## EXERCISE GOAL
Retype each line of the material exactly, please, skipping any picture in it.

## SUPPLIED RECORDS
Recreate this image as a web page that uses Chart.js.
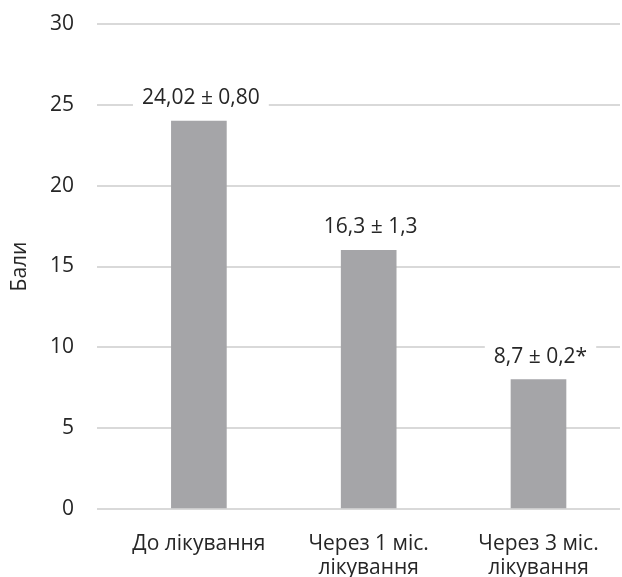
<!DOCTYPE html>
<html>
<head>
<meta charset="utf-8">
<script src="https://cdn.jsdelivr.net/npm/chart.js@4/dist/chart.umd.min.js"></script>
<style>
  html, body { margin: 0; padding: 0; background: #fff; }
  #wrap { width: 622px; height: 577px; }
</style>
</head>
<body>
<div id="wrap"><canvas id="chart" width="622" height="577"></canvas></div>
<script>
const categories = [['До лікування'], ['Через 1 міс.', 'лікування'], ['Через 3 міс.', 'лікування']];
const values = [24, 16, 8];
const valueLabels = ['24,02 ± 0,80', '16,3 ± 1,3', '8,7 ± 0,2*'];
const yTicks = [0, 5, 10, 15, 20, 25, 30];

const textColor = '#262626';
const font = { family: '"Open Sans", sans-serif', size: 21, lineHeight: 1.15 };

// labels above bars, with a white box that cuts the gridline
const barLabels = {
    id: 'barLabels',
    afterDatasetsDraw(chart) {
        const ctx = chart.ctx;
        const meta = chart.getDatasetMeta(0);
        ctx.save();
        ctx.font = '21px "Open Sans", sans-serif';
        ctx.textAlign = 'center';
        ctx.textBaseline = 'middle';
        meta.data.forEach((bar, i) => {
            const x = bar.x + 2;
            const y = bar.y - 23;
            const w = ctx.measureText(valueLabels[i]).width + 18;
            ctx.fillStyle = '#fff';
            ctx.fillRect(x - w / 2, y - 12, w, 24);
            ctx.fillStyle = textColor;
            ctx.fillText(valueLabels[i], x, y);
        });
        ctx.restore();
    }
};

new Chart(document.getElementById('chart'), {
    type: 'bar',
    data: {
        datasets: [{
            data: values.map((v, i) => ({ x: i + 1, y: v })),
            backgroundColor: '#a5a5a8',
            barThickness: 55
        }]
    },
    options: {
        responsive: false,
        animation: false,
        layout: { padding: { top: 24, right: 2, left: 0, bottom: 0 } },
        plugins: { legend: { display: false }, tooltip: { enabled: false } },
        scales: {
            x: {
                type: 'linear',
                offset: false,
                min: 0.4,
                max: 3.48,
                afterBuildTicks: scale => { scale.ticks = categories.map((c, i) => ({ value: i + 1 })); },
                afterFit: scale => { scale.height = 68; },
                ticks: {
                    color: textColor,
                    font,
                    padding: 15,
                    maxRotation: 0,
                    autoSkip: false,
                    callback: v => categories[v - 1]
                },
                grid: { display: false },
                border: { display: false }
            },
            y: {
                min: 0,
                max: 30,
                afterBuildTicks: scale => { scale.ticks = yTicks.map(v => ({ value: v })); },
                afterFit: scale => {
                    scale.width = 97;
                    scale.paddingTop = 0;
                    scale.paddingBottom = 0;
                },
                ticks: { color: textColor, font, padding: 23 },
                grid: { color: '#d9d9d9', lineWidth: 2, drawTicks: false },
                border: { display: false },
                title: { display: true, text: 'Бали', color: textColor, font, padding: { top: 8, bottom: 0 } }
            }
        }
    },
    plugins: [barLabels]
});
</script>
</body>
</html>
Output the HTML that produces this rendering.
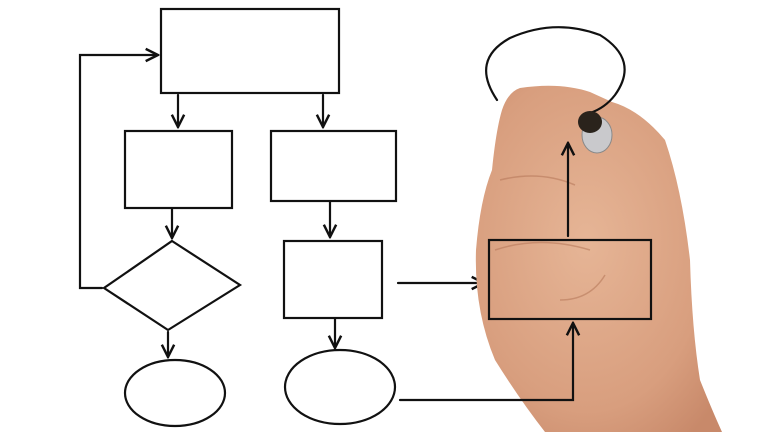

## RESPONSE TO THIS TASK
Recreate this image as a web page that uses Chart.js.
<!DOCTYPE html>
<html>
<head>
<meta charset="utf-8">
<script src="https://cdn.jsdelivr.net/npm/chart.js@4/dist/chart.umd.min.js"></script>
<style>
  html, body { margin: 0; padding: 0; background: #fff; }
  #wrap { width: 622px; height: 577px; }
</style>
</head>
<body>
<div id="wrap"><canvas id="chart" width="622" height="577"></canvas></div>
<script>
const categories = [['До лікування'], ['Через 1 міс.', 'лікування'], ['Через 3 міс.', 'лікування']];
const values = [24, 16, 8];
const valueLabels = ['24,02 ± 0,80', '16,3 ± 1,3', '8,7 ± 0,2*'];
const yTicks = [0, 5, 10, 15, 20, 25, 30];

const textColor = '#262626';
const font = { family: '"Open Sans", sans-serif', size: 21, lineHeight: 1.15 };

// labels above bars, with a white box that cuts the gridline
const barLabels = {
    id: 'barLabels',
    afterDatasetsDraw(chart) {
        const ctx = chart.ctx;
        const meta = chart.getDatasetMeta(0);
        ctx.save();
        ctx.font = '21px "Open Sans", sans-serif';
        ctx.textAlign = 'center';
        ctx.textBaseline = 'middle';
        meta.data.forEach((bar, i) => {
            const x = bar.x + 2;
            const y = bar.y - 23;
            const w = ctx.measureText(valueLabels[i]).width + 18;
            ctx.fillStyle = '#fff';
            ctx.fillRect(x - w / 2, y - 12, w, 24);
            ctx.fillStyle = textColor;
            ctx.fillText(valueLabels[i], x, y);
        });
        ctx.restore();
    }
};

new Chart(document.getElementById('chart'), {
    type: 'bar',
    data: {
        datasets: [{
            data: values.map((v, i) => ({ x: i + 1, y: v })),
            backgroundColor: '#a5a5a8',
            barThickness: 55
        }]
    },
    options: {
        responsive: false,
        animation: false,
        layout: { padding: { top: 24, right: 2, left: 0, bottom: 0 } },
        plugins: { legend: { display: false }, tooltip: { enabled: false } },
        scales: {
            x: {
                type: 'linear',
                offset: false,
                min: 0.4,
                max: 3.48,
                afterBuildTicks: scale => { scale.ticks = categories.map((c, i) => ({ value: i + 1 })); },
                afterFit: scale => { scale.height = 68; },
                ticks: {
                    color: textColor,
                    font,
                    padding: 15,
                    maxRotation: 0,
                    autoSkip: false,
                    callback: v => categories[v - 1]
                },
                grid: { display: false },
                border: { display: false }
            },
            y: {
                min: 0,
                max: 30,
                afterBuildTicks: scale => { scale.ticks = yTicks.map(v => ({ value: v })); },
                afterFit: scale => {
                    scale.width = 97;
                    scale.paddingTop = 0;
                    scale.paddingBottom = 0;
                },
                ticks: { color: textColor, font, padding: 23 },
                grid: { color: '#d9d9d9', lineWidth: 2, drawTicks: false },
                border: { display: false },
                title: { display: true, text: 'Бали', color: textColor, font, padding: { top: 8, bottom: 0 } }
            }
        }
    },
    plugins: [barLabels]
});
</script>
</body>
</html>
Output the HTML that produces this rendering.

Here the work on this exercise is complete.